『必読』ダイジェスト 14日付の米ブルームバーグ・ニュース(Bloomberg News)のウェブサイトによると、中国では一時期、日本のサプリ・美容製品は消費者から安全と品質の「ゴールドスタンダード」と見なされていた。だが、今や日本製品はこの世界的に重要な消費市場で次第に輝きを失いつつある。
データ分析プラットフォーム「錬丹炉」によると、今年上半期、中国の2大電子商取引プラットフォーム「淘宝(タオバオ)」と「天猫(Tianmao Mall)」で、小林製薬のオンライン売上高が前年同期比で大幅に減少したという。少し前に、同社が紅麹を使ったサプリメントが複数の死者を出したのではないかとの疑いが持たれていた。「日本の福島原発の放射能汚染水の海洋排出」が消費者のボイコットを引き起こしたことで、資生堂などの化粧品メーカーの売上高も減少した。
かつて、日本ブランドは中国の消費者から高品質の代表とみられていた。今、事態はある程度において逆転が見られ、中国の消費者はより手頃な国産ブランドにシフトしているようだ。
上海灼見ビジネスコンサルティング会社幹部のマーク・タナー氏は、「日本ブランドが中国ローカルブランドと競争するためには、より努力しなければならないことは間違いない。中国ローカルブランドは往々にしてデザインが優れ、品質がよく、市場の変化により早く適応できる。彼らの製品はよりターゲットを絞ったものとなっており、より価値がある」と述べた。
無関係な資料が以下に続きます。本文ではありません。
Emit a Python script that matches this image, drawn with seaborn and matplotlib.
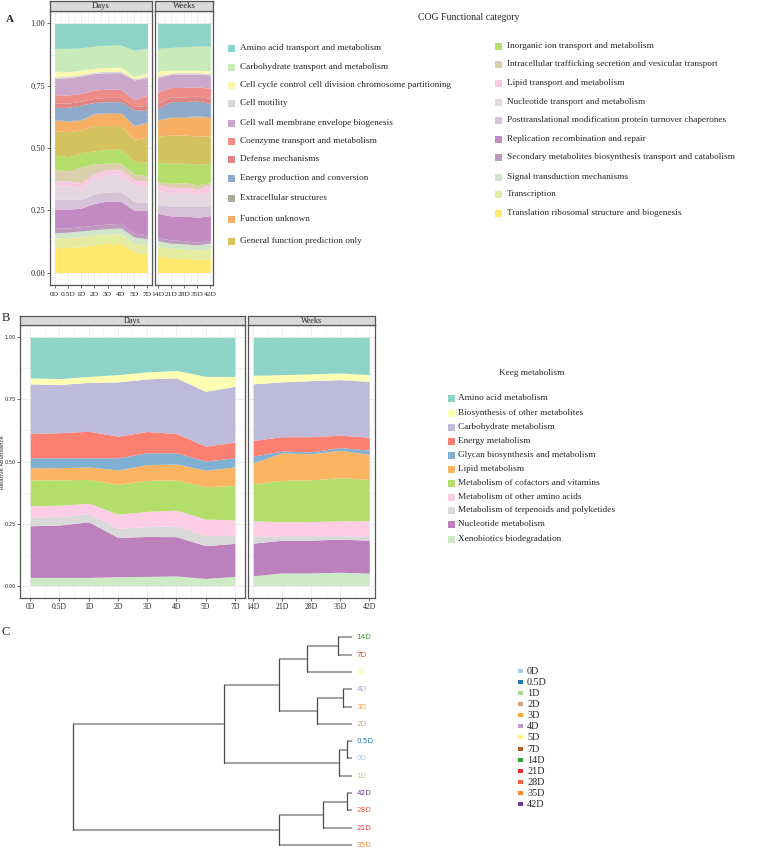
import matplotlib
matplotlib.use("Agg")
import matplotlib.pyplot as plt
from matplotlib.patches import Rectangle
import numpy as np
import seaborn as sns

sns.set_theme(style="white")
plt.rcParams["font.family"] = ["Liberation Serif", "DejaVu Serif"]

#### data
days = ["0D", "0.5D", "1D", "2D", "3D", "4D", "5D", "7D"]
weeks = ["14D", "21D", "28D", "35D", "42D"]

# COG relative abundance (0D..7D then 14D..42D)
cog_amino = [0.100, 0.100, 0.098, 0.091, 0.087, 0.087, 0.107, 0.100, 0.100, 0.096, 0.094, 0.090, 0.091]
cog_carbo = [0.091, 0.094, 0.089, 0.089, 0.089, 0.089, 0.107, 0.098, 0.091, 0.091, 0.093, 0.097, 0.099]
cog_cycle = [0.024, 0.018, 0.018, 0.015, 0.016, 0.016, 0.007, 0.013, 0.020, 0.012, 0.010, 0.010, 0.011]
cog_motility = [0.006, 0.006, 0.006, 0.006, 0.006, 0.006, 0.006, 0.006, 0.006, 0.006, 0.006, 0.006, 0.006]
cog_wall = [0.065, 0.069, 0.070, 0.066, 0.066, 0.066, 0.080, 0.070, 0.060, 0.052, 0.054, 0.051, 0.054]
cog_coenzyme = [0.034, 0.033, 0.031, 0.033, 0.033, 0.033, 0.027, 0.041, 0.043, 0.038, 0.038, 0.038, 0.040]
cog_defense = [0.017, 0.017, 0.016, 0.017, 0.017, 0.017, 0.014, 0.020, 0.021, 0.019, 0.019, 0.019, 0.020]
cog_energy = [0.048, 0.054, 0.057, 0.044, 0.044, 0.044, 0.061, 0.047, 0.046, 0.060, 0.060, 0.060, 0.053]
cog_extra = [0.003, 0.003, 0.003, 0.003, 0.003, 0.003, 0.003, 0.003, 0.003, 0.003, 0.003, 0.003, 0.003]
cog_unknown = [0.044, 0.040, 0.040, 0.046, 0.049, 0.049, 0.053, 0.059, 0.062, 0.071, 0.071, 0.078, 0.075]
cog_general = [0.096, 0.101, 0.093, 0.101, 0.095, 0.095, 0.090, 0.098, 0.105, 0.113, 0.113, 0.114, 0.109]
cog_inorganic = [0.058, 0.057, 0.054, 0.053, 0.056, 0.056, 0.049, 0.056, 0.078, 0.081, 0.078, 0.082, 0.078]
cog_intra = [0.046, 0.040, 0.064, 0.038, 0.025, 0.025, 0.024, 0.024, 0.011, 0.016, 0.019, 0.016, 0.009]
cog_lipid = [0.019, 0.020, 0.023, 0.017, 0.020, 0.018, 0.020, 0.020, 0.025, 0.021, 0.021, 0.018, 0.027]
cog_nucleotide = [0.054, 0.053, 0.044, 0.065, 0.070, 0.071, 0.067, 0.063, 0.055, 0.054, 0.054, 0.053, 0.056]
cog_posttrans = [0.040, 0.040, 0.036, 0.038, 0.037, 0.038, 0.036, 0.033, 0.036, 0.040, 0.040, 0.043, 0.040]
cog_replication = [0.077, 0.076, 0.074, 0.088, 0.092, 0.089, 0.091, 0.097, 0.098, 0.096, 0.099, 0.100, 0.101]
cog_secondary = [0.018, 0.017, 0.017, 0.018, 0.019, 0.019, 0.016, 0.016, 0.012, 0.013, 0.013, 0.011, 0.010]
cog_signal = [0.020, 0.022, 0.023, 0.021, 0.022, 0.025, 0.024, 0.022, 0.021, 0.020, 0.020, 0.020, 0.022]
cog_transcription = [0.040, 0.040, 0.041, 0.040, 0.036, 0.038, 0.036, 0.039, 0.039, 0.041, 0.038, 0.038, 0.040]
cog_translation = [0.100, 0.100, 0.103, 0.111, 0.118, 0.116, 0.082, 0.075, 0.068, 0.057, 0.057, 0.053, 0.056]

cog_labels = ["Amino acid transport and metabolism",
              "Carbohydrate transport and metabolism",
              "Cell cycle control cell division chromosome partitioning",
              "Cell motility",
              "Cell wall membrane envelope biogenesis",
              "Coenzyme transport and metabolism",
              "Defense mechanisms",
              "Energy production and conversion",
              "Extracellular structures",
              "Function unknown",
              "General function prediction only",
              "Inorganic ion transport and metabolism",
              "Intracellular trafficking secretion and vesicular transport",
              "Lipid transport and metabolism",
              "Nucleotide transport and metabolism",
              "Posttranslational modification protein turnover chaperones",
              "Replication recombination and repair",
              "Secondary metabolites biosynthesis transport and catabolism",
              "Signal transduction mechanisms",
              "Transcription",
              "Translation ribosomal structure and biogenesis"]
cog_colours = ["#8DD3C7", "#C9EBBA", "#FAF8B0", "#D6D6D6", "#CBA8CB", "#EE8C88",
               "#DE8585", "#8EA9C9", "#ABAB9E", "#F7AF63", "#D3C25E", "#B3DE69",
               "#DCCFAD", "#F8C9E1", "#E5D7E0", "#D7C3D7", "#C289C2", "#BE9BBE",
               "#CFE6C9", "#E5ECA2", "#FFE86C"]

# KEGG relative abundance
kegg_amino = [0.163, 0.166, 0.157, 0.150, 0.139, 0.133, 0.157, 0.157, 0.153, 0.150, 0.147, 0.143, 0.150]
kegg_biosyn = [0.024, 0.024, 0.024, 0.029, 0.028, 0.030, 0.060, 0.040, 0.034, 0.029, 0.027, 0.027, 0.027]
kegg_carbo = [0.200, 0.194, 0.197, 0.219, 0.212, 0.224, 0.221, 0.225, 0.228, 0.221, 0.226, 0.224, 0.225]
kegg_energy = [0.098, 0.101, 0.107, 0.087, 0.086, 0.078, 0.060, 0.063, 0.063, 0.058, 0.061, 0.050, 0.052]
kegg_glycan = [0.040, 0.040, 0.037, 0.049, 0.048, 0.045, 0.037, 0.037, 0.027, 0.007, 0.008, 0.011, 0.017]
kegg_lipid = [0.049, 0.049, 0.050, 0.058, 0.063, 0.064, 0.067, 0.074, 0.084, 0.111, 0.105, 0.110, 0.101]
kegg_cofactor = [0.105, 0.102, 0.096, 0.120, 0.125, 0.122, 0.130, 0.139, 0.150, 0.167, 0.168, 0.174, 0.167]
kegg_other_amino = [0.044, 0.046, 0.042, 0.058, 0.061, 0.063, 0.067, 0.062, 0.063, 0.056, 0.057, 0.060, 0.063]
kegg_terpenoid = [0.036, 0.034, 0.033, 0.036, 0.040, 0.044, 0.040, 0.033, 0.027, 0.018, 0.018, 0.014, 0.015]
kegg_nucleotide = [0.208, 0.211, 0.224, 0.158, 0.161, 0.158, 0.132, 0.133, 0.131, 0.132, 0.132, 0.133, 0.133]
kegg_xeno = [0.033, 0.033, 0.033, 0.036, 0.037, 0.039, 0.029, 0.037, 0.040, 0.051, 0.051, 0.054, 0.050]

kegg_labels = ["Amino acid metabolism", "Biosynthesis of other metabolites",
               "Carbohydrate metabolism", "Energy metabolism",
               "Glycan biosynthesis and metabolism", "Lipid metabolism",
               "Metabolism of cofactors and vitamins", "Metabolism of other amino acids",
               "Metabolism of terpenoids and polyketides", "Nucleotide metabolism",
               "Xenobiotics biodegradation"]
kegg_colours = sns.color_palette("Set3", 11)

# dendrogram (leaf order top->bottom, merges with heights)
leaves = ["14D", "7D", "5D", "4D", "3D", "2D", "0.5D", "0D", "1D", "42D", "28D", "21D", "35D"]
merges = [("14D", "7D", 0.052), ("n0", "5D", 0.163), ("4D", "3D", 0.032),
          ("n2", "2D", 0.128), ("n1", "n3", 0.261), ("0.5D", "0D", 0.020),
          ("n5", "1D", 0.046), ("n4", "n6", 0.459), ("42D", "28D", 0.020),
          ("n8", "21D", 0.104), ("n9", "35D", 0.261), ("n7", "n10", 1.0)]
sample_order = ["0D", "0.5D", "1D", "2D", "3D", "4D", "5D", "7D", "14D", "21D", "28D", "35D", "42D"]
sample_colours = ["#A6CEE3", "#1F78B4", "#A8DA8C", "#C2A67E", "#FDA43C", "#B99AD3", "#FCF58A",
                  "#B15928", "#33A02C", "#E8303A", "#F4603E", "#F88734", "#6A3D9A"]

#### figure
W, H = 760, 848
fig = plt.figure(figsize=(7.6, 8.48), dpi=100)


def px_axes(x0, y0, x1, y1):
    return fig.add_axes([x0 / W, 1 - y1 / H, (x1 - x0) / W, (y1 - y0) / H])


def facet(ax, vals, colours, n):
    x = np.arange(n)
    ax.stackplot(x, *vals, colors=colours, linewidth=0)
    ax.set_xlim(-0.05 * (n - 1), (n - 1) * 1.05)
    ax.set_ylim(-0.05, 1.05)
    ax.set_facecolor("white")
    for xv in np.arange(-0.5, n, 0.5):
        ax.axvline(xv, color="#EBEBEB", lw=0.6 if xv % 1 == 0 else 0.4, zorder=0)
    for yv in np.arange(0, 1.01, 0.125):
        ax.axhline(yv, color="#EBEBEB", lw=0.6 if yv % 0.25 == 0 else 0.4, zorder=0)
    for s in ax.spines.values():
        s.set_color("#555555")
        s.set_linewidth(0.9)
    ax.tick_params(axis="both", length=2, width=0.5, color="#333333", pad=1.5,
                   bottom=True, left=True)
    ax.set_xticks(x)


def strip(x0, y0, x1, y1, text, size):
    sax = px_axes(x0, y0, x1, y1)
    sax.set_facecolor("#D9D9D9")
    sax.set_xticks([])
    sax.set_yticks([])
    for s in sax.spines.values():
        s.set_color("#555555")
        s.set_linewidth(0.9)
    sax.text(0.5, 0.45, text, ha="center", va="center", fontsize=size, transform=sax.transAxes)


def norm(cols):
    arr = np.array(cols, dtype=float)
    return arr / arr.sum(axis=0)


cog = norm([cog_amino, cog_carbo, cog_cycle, cog_motility, cog_wall, cog_coenzyme, cog_defense,
            cog_energy, cog_extra, cog_unknown, cog_general, cog_inorganic, cog_intra, cog_lipid,
            cog_nucleotide, cog_posttrans, cog_replication, cog_secondary, cog_signal,
            cog_transcription, cog_translation])
kegg = norm([kegg_amino, kegg_biosyn, kegg_carbo, kegg_energy, kegg_glycan, kegg_lipid,
             kegg_cofactor, kegg_other_amino, kegg_terpenoid, kegg_nucleotide, kegg_xeno])
nd = len(days)

### Panel A
ax_a1 = px_axes(50, 11, 152, 285)
ax_a2 = px_axes(155, 11, 213, 285)
facet(ax_a1, cog[::-1, :nd], cog_colours[::-1], nd)
facet(ax_a2, cog[::-1, nd:], cog_colours[::-1], len(weeks))
ax_a1.set_yticks([0, 0.25, 0.5, 0.75, 1.0], ["0.00", "0.25", "0.50", "0.75", "1.00"], fontsize=6)
ax_a2.set_yticks([0, 0.25, 0.5, 0.75, 1.0], [])
ax_a2.tick_params(axis="y", left=False)
ax_a1.set_xticks(range(nd), days, fontsize=5.4)
ax_a2.set_xticks(range(len(weeks)), weeks, fontsize=5.4)
ax_a1.tick_params(axis="x", pad=3)
ax_a2.tick_params(axis="x", pad=3)
strip(50, 1, 152, 11, "Days", 6.2)
strip(155, 1, 213, 11, "Weeks", 6.2)

### Panel B
ax_b1 = px_axes(20, 325, 245, 598)
ax_b2 = px_axes(247.5, 325, 375, 598)
facet(ax_b1, kegg[::-1, :nd], kegg_colours[::-1], nd)
facet(ax_b2, kegg[::-1, nd:], kegg_colours[::-1], len(weeks))
ax_b1.set_yticks([0, 0.25, 0.5, 0.75, 1.0], ["0.00", "0.25", "0.50", "0.75", "1.00"],
                 fontsize=3.6, family="DejaVu Sans")
ax_b1.tick_params(axis="y", pad=1)
ax_b2.set_yticks([0, 0.25, 0.5, 0.75, 1.0], [])
ax_b2.tick_params(axis="y", left=False)
ax_b1.set_xticks(range(nd), days, fontsize=5.5)
ax_b2.set_xticks(range(len(weeks)), weeks, fontsize=5.5)
strip(20, 316, 245, 325, "Days", 5.8)
strip(247.5, 316, 375, 325, "Weeks", 5.8)

### Panel C dendrogram
ax_c = px_axes(60, 628, 420, 848)
ax_c.set_xlim(1.045, -0.242)
ax_c.set_ylim(12.17, -0.537)
ax_c.axis("off")
pos = {name: (0.0, i) for i, name in enumerate(leaves)}
for k, (a, b, h) in enumerate(merges):
    ha, ya = pos[a]
    hb, yb = pos[b]
    ax_c.plot([ha, h], [ya, ya], color="#9A9A9A", lw=1.3, solid_capstyle="butt")
    ax_c.plot([hb, h], [yb, yb], color="#9A9A9A", lw=1.3, solid_capstyle="butt")
    ax_c.plot([h, h], [ya, yb], color="#4A4A4A", lw=0.9)
    pos["n%d" % k] = (h, (ya + yb) / 2)
col_map = dict(zip(sample_order, sample_colours))
for i, name in enumerate(leaves):
    ax_c.text(-0.015, i, name, color=col_map[name], fontsize=5.2, family="DejaVu Sans",
              ha="left", va="center")

#### overlay for legends and panel letters
ov = fig.add_axes([0, 0, 1, 1])
ov.set_xlim(0, W)
ov.set_ylim(H, 0)
ov.axis("off")
ov.patch.set_alpha(0)

ov.text(6, 20, "A", fontsize=8, fontweight="bold", va="center")
ov.text(2, 318, "B", fontsize=9, va="center")
ov.text(2, 632, "C", fontsize=9, va="center")
ov.text(2.8, 462, "Relative Abundance", fontsize=3.9, family="DejaVu Sans",
        rotation=90, ha="center", va="center")

# COG legend
ov.text(469, 18, "COG Functional category", fontsize=7, ha="center", va="center")
left_rows = [48, 67, 85, 103, 123, 141, 159, 178, 198, 219, 241]
right_rows = [46, 64, 83, 102, 120, 139, 157, 177, 194, 213]
for i, (lab, c) in enumerate(zip(cog_labels, cog_colours)):
    if i < len(left_rows):
        kx, tx, ty = 231, 240, left_rows[i]
    else:
        kx, tx, ty = 498, 507, right_rows[i - len(left_rows)]
    ov.add_patch(Rectangle((kx - 3.5, ty - 3.5), 7, 7, color=c, lw=0))
    ov.text(tx, ty, lab, fontsize=6.7, va="center", ha="left")

# KEGG legend
ov.text(532, 373, "Keeg metabolism", fontsize=6.7, ha="center", va="center")
kegg_rows = [398, 413, 427, 441, 455, 469, 483, 497, 510, 524, 539]
for lab, c, ty in zip(kegg_labels, kegg_colours, kegg_rows):
    ov.add_patch(Rectangle((451 - 3.5, ty - 3.5), 7, 7, color=c, lw=0))
    ov.text(458, ty, lab, fontsize=6.7, va="center", ha="left")

# sample legend
for i, (lab, c) in enumerate(zip(sample_order, sample_colours)):
    ty = 671 + i * 11.08
    ov.add_patch(Rectangle((520 - 2.5, ty - 2), 5, 4, color=c, lw=0))
    ov.text(527, ty + 0.5, lab, fontsize=7.3, va="center", ha="left")

fig.savefig("out.png", dpi=100, facecolor="white")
「錬丹炉」のデータによると、化粧品大手資生堂とプロクター・アンド・ギャンブル(P&G)傘下のブランドSK-Ⅱの中国EC(電子商取引)プラットフォームでの2023年下半期の製品売上高はいずれも2022年に比べて約40%減少している。2024年1〜7月の資生堂の「淘宝」と「天猫」での売上高は約4%減、SK-Ⅱの売上高は9%減となった。
資生堂によると、2024年上半期の中国でのコア利益は前年同期比10%減少した。廣藤綾子CFO(最高財務責任者)は、「福島の処理水排出後、中国の消費者は日本製品を購入したがらなくなっている」と述べている。
小林製薬はブルームバーグ・ニュースに対し、「4月から6月にかけて、中国のECチャネルでの売上高は前年同期比約50.9%減少した」と述べた。同社は、紅麹事件後の広告配信停止が販売に影響したとしている。
資生堂によると、中国市場での高級・奢侈品ブランドのパフォーマンスは依然として好調だが、ミドル・ハイエンドブランドのパフォーマンスはやや劣っている。
同社の広報担当者は「福島の処理水問題を含む多くの要因が中国でのわれわれの状況をさらに悪化させている」と述べている。
浙江省の会社員である夏小宝さんは、小林製薬事件で「日本のサプリに潜在的に有害な成分が含まれているかもしれないということに驚いた」と話す。38歳の夏さんはかつて日本の栄養サプリメントの熱狂的なファンだったが、今では中国とオーストラリアで生産された類似製品を購入している。
「以前は日本製の美白タブレットやコラーゲンドリンクをたくさん飲んでいたが、今は口にする気になれない」と夏さんは語る。
このような状況は中国人の大きな関心を引き起こした。長年、中国人観光客は東京から大阪までに至るまでの日本の薬局で健康食品(サプリメント)をたくさん購入してきた。新型コロナウイルスの感染拡大によって観光業が停滞する前には、中国人観光客は日本の医薬品株を安定的に上昇させる重要な要因であった。
中国メディアによると、小林製薬は紅麹を含むサプリメントに対する「初期の通報」に対する反応が鈍かった。また、「日本製の人気サプリメントには、好ましくない副作用があるため、他国で禁止されている成分が含まれている」と指摘する人もいる。